Walmart is pushing into a new market: healthcare.
Suburban Atlanta is ground zero for the promising new initiative by Walmart. The retail giant is using an unassuming store in Dallas, Georgia to test out a new health care center.
And the repercussions for underserved Americans could be huge.
Next to Dallas’ Walmart Supercenter is the nation’s first “Walmart Health,” where patients receive affordable care for everything from routine checkups to ongoing treatment for chronic illnesses.
While the prospect of paying medical bills without health insurance remains daunting, “Walmart Health” alleviates patients’ concerns with transparent and affordable prices.
For an adult without health insurance, the bill for an annual physical at “Walmart Health” is $30. An eye exam for a person in the same category is $45. Dental exams come out to $25. Therapy sessions go for $60. Prices that suddenly make these services accessible to millions of people – and without government intervention or a single-payer system.
It is a promising sign for the roughly 30 million Americans who don’t have health insurance.
Besides the uninsured, Walmart CEO Doug McMillon believes his company has the opportunity to cater successfully to consumers with high deductibles and out of control out-of-pocket expenses.
Walmart’s transparent health choices, along with more employers moving employees to Flexible Spending Accounts, are the best ways to fix seemingly implacable problems associated with U.S. health care. Insurance companies and the healthcare industry have long-sought to keep healthcare expenses opaque to consumers, allowing costs to spiral out of control.
Other underlying issues with the healthcare system present opportunities for Walmart: particularly in rural areas, where fewer primary care options exist.
In many of these communities, America’s dominant retailer’s burgeoning health care arm could become the only game in town.
But McMillon’s vision shouldn’t be confused with CVS’ Minute Clinics and other urgent care centers.

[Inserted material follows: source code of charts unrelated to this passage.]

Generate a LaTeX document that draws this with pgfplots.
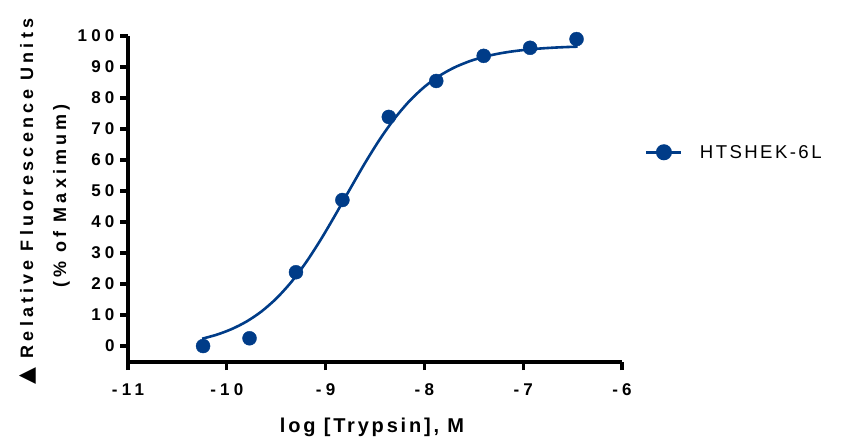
\documentclass[border=0pt]{standalone}
\usepackage{fontspec}
\setmainfont{Liberation Sans}
\newfontfamily\ticksf[LetterSpace=25]{Liberation Sans}
\newfontfamily\xlabsf[LetterSpace=14]{Liberation Sans}
\newfontfamily\ylabsf[LetterSpace=23]{Liberation Sans}
\newfontfamily\legsf[LetterSpace=13]{Liberation Sans}
\newfontfamily\tri{DejaVu Sans}
\usepackage{pgfplots}
\pgfplotsset{compat=1.18}
\definecolor{navy}{RGB}{0,60,136}
\begin{document}
\begin{tikzpicture}[x=1pt,y=1pt]
\path[use as bounding box] (0,0) rectangle (842,437);
\begin{axis}[
  at={(128pt,75pt)}, anchor=south west,
  scale only axis, width=494pt, height=326pt,
  xmin=-11, xmax=-6, ymin=-5.15, ymax=100,
  axis x line*=bottom, axis y line*=left,
  axis line style={line width=3.2pt, -},
  xtick={-11,-10,-9,-8,-7,-6},
  ytick={0,10,20,30,40,50,60,70,80,90,100},
  tick style={line width=3.2pt, black},
  major tick length=8pt,
  tick align=outside,
  clip=false,
  /pgf/number format/assume math mode=true,
  tick label style={font=\fontsize{17}{17}\selectfont\bfseries\ticksf\bfseries},
  xticklabel style={yshift=-10pt},
  yticklabel style={xshift=-2pt},
  legend style={at={(axis cs:-5.77,62.5)}, anchor=west, draw=none, fill=none,
    inner sep=0pt, column sep=17pt, nodes={inner sep=0pt},
    font=\fontsize{18.6}{18.6}\selectfont\legsf},
  legend image code/.code={%
    \draw[#1, mark repeat=2, mark phase=2] plot coordinates {(0pt,0pt) (17.5pt,0pt) (35pt,0pt)};},
]
\addplot[navy, line width=2.6pt, smooth, forget plot] coordinates {
(-10.25,2.36) (-10.10,3.68) (-9.95,5.48) (-9.80,7.91) (-9.65,11.13)
(-9.50,15.30) (-9.35,20.55) (-9.20,26.90) (-9.05,34.28) (-8.90,42.38)
(-8.75,50.82) (-8.60,59.09) (-8.45,66.74) (-8.30,73.46) (-8.15,79.07)
(-8.00,83.59) (-7.85,87.11) (-7.70,89.79) (-7.55,91.78) (-7.40,93.25)
(-7.25,94.31) (-7.10,95.08) (-6.95,95.63) (-6.80,96.03) (-6.65,96.31)
(-6.50,96.51) (-6.45,96.56)};
\addplot[navy, only marks, mark=*, mark size=7pt, forget plot] coordinates {
(-10.24,0.0) (-9.77,2.5) (-9.30,23.8) (-8.83,47.1) (-8.36,73.9)
(-7.88,85.5) (-7.40,93.6) (-6.93,96.2) (-6.46,99.0)};
\addlegendimage{navy, line width=3pt, mark=*, mark size=6.5pt}
\addlegendentry{HTSHEK-6L}
\end{axis}
\node[rotate=90, anchor=base, inner sep=0pt] at (33,235.5)
  {{\tri\fontsize{22}{22}\selectfont ▲}\hspace{9pt}{\fontsize{18}{18}\selectfont\ylabsf\bfseries Relative Fluorescence Units}};
\node[rotate=90, anchor=base, inner sep=0pt] at (66,241)
  {\fontsize{18}{18}\selectfont\ylabsf\bfseries (\% of Maximum)};
\node[anchor=base, inner sep=0pt] at (372,5)
  {\fontsize{20}{20}\selectfont\xlabsf\bfseries log [Trypsin], M};
\end{tikzpicture}
\end{document}
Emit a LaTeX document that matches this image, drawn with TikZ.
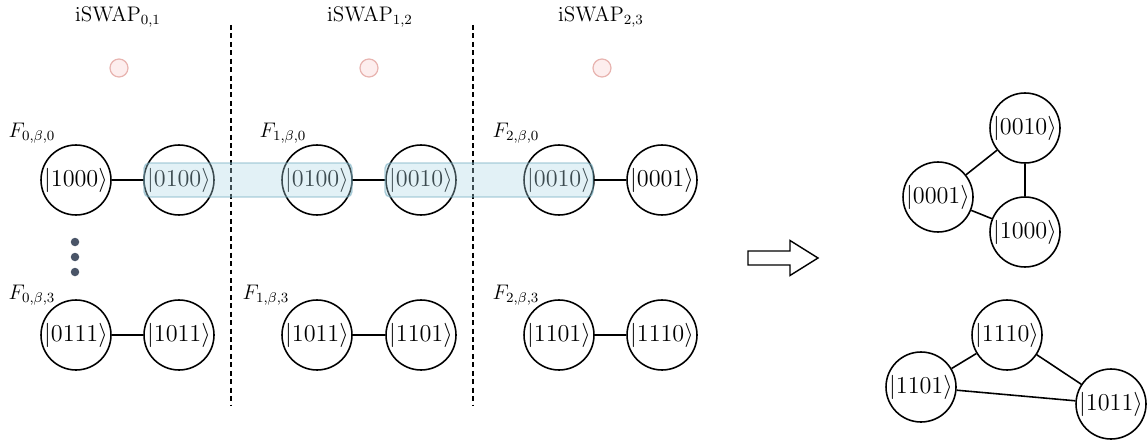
\documentclass[tikz,border=0pt]{standalone}
\usepackage{graphicx}
\usepackage{amsmath}
\newcommand{\kt}[1]{\scalebox{1.15}{$|#1\rangle$}}
\begin{document}
\begin{tikzpicture}[x=0.02cm,y=-0.02cm,
  every node/.style={font=\fontsize{12}{14}\selectfont},
  st/.style={circle,draw,line width=0.9pt,minimum size=1.4cm,inner sep=0pt},
  edge/.style={line width=0.9pt},
  sep/.style={dashed,line width=0.9pt,dash pattern=on 2.8pt off 2pt},
  reddot/.style={circle,draw={rgb,255:red,232;green,180;blue,176},fill={rgb,255:red,253;green,238;blue,238},line width=0.7pt,minimum size=0.36cm,inner sep=0pt},
  gdot/.style={circle,fill={rgb,255:red,74;green,85;blue,104},minimum size=0.17cm,inner sep=0pt},
  hl/.style={rounded corners=3pt,fill={rgb,255:red,173;green,216;blue,230},fill opacity=0.35,draw={rgb,255:red,110;green,170;blue,190},draw opacity=0.55,line width=0.8pt}
]
\useasboundingbox (0,0) rectangle (1148,442);

% separators
\coordinate (s1t) at (231,25); \coordinate (s1b) at (231,405);
\coordinate (s2t) at (473,25); \coordinate (s2b) at (473,405);
\draw[sep] (s1t) -- (s1b);
\draw[sep] (s2t) -- (s2b);

% headers
\node (h1) at (118,17) {$\mathrm{iSWAP}_{0,1}$};
\node (h2) at (370,17) {$\mathrm{iSWAP}_{1,2}$};
\node (h3) at (601,17) {$\mathrm{iSWAP}_{2,3}$};
\node[reddot] (r1) at (119,68) {};
\node[reddot] (r2) at (369,68) {};
\node[reddot] (r3) at (602,68) {};

% row labels
\node (f00) at (32,133) {$F_{0,\beta,0}$};
\node (f10) at (283,133) {$F_{1,\beta,0}$};
\node (f20) at (516,133) {$F_{2,\beta,0}$};
\node (f03) at (32,295) {$F_{0,\beta,3}$};
\node (f13) at (266,295) {$F_{1,\beta,3}$};
\node (f23) at (516,295) {$F_{2,\beta,3}$};

% row 1
\node[st] (a1) at (76,180) {\kt{1000}};
\node[st] (a2) at (179,180) {\kt{0100}};
\node[st] (b1) at (317,180) {\kt{0100}};
\node[st] (b2) at (421,180) {\kt{0010}};
\node[st] (c1) at (559,180) {\kt{0010}};
\node[st] (c2) at (662,180) {\kt{0001}};
\draw[edge] (a1) -- (a2);
\draw[edge] (b1) -- (b2);
\draw[edge] (c1) -- (c2);

% highlights
\draw[hl] (144,163) rectangle (352,197);
\draw[hl] (385,163) rectangle (593,197);

% dots
\node[gdot] (d1) at (75,242) {};
\node[gdot] (d2) at (75,257) {};
\node[gdot] (d3) at (75,272) {};

% row 2
\node[st] (p1) at (76,335) {\kt{0111}};
\node[st] (p2) at (179,335) {\kt{1011}};
\node[st] (q1) at (317,335) {\kt{1011}};
\node[st] (q2) at (421,335) {\kt{1101}};
\node[st] (u1) at (559,335) {\kt{1101}};
\node[st] (u2) at (662,335) {\kt{1110}};
\draw[edge] (p1) -- (p2);
\draw[edge] (q1) -- (q2);
\draw[edge] (u1) -- (u2);

% arrow
\draw[line width=0.8pt] (748,251) -- (790,251) -- (790,240.5) -- (818,258) -- (790,275.5) -- (790,265) -- (748,265) -- cycle;

% right graphs
\node[st] (g1) at (1025,128) {\kt{0010}};
\node[st] (g2) at (938,197) {\kt{0001}};
\node[st] (g3) at (1025,232) {\kt{1000}};
\draw[edge] (g1) -- (g2);
\draw[edge] (g1) -- (g3);
\draw[edge] (g2) -- (g3);

\node[st] (k1) at (1007,335) {\kt{1110}};
\node[st] (k2) at (921,387) {\kt{1101}};
\node[st] (k3) at (1111,404) {\kt{1011}};
\draw[edge] (k2) -- (k1);
\draw[edge] (k1) -- (k3);
\draw[edge] (k2) -- (k3);
\end{tikzpicture}
\end{document}
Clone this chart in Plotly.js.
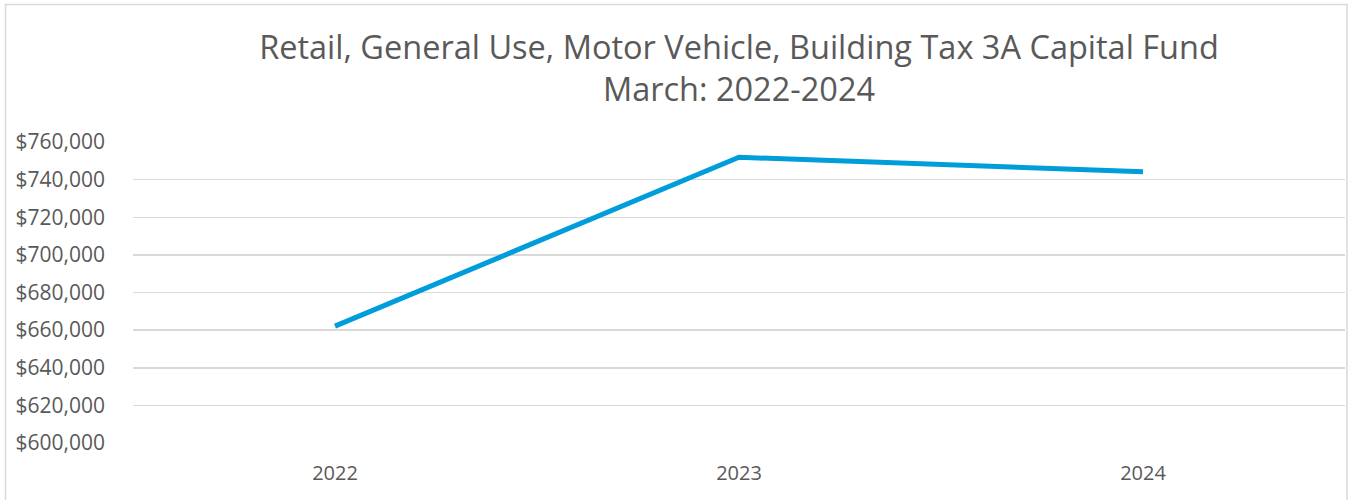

The fresh-faced executive envisions replacing millions of Americans’ primary care physicians with Walmart-employed doctors, bringing patients into their clinics on a routine basis.
The idea, at least on paper, is resonating. Harvard Medical School’s Ateev Mehrota says that other expanded clinics are already providing critical care to underserved communities.
Already Walmart has pharmacies and optical departments. In recent years the chain has opened small health care clinics with limited services across the deep south with success.
The company posted annual revenue of $37.5 billion from these services in 2019. But the new facilities outside of Atlanta go far beyond the chain’s past forays into healthcare.
Meanwhile, the prospect of a coordinated smear campaign by activists with anti-corporate bias is real. A subtler, more sinister effort by an insurance industry with a vested interest in the status quo, could sway public opinion before the program ever gets off the ground.
Insurance companies could leverage their influence to push for increasingly stringent regulations that would make compliance by Walmart difficult, if not impossible – underscoring the company’s need for a sound strategy and a team of seasoned veterans to implement it.
The task before the big-box giant is formidable but achievable.
And the need for the solution it has proposed is real.
Whether or not McMillon has the ability to execute his vision nationwide successfully remains to be seen – and we applaud Wal-Mart’s market-driven attempt to make healthcare more accessible and affordable.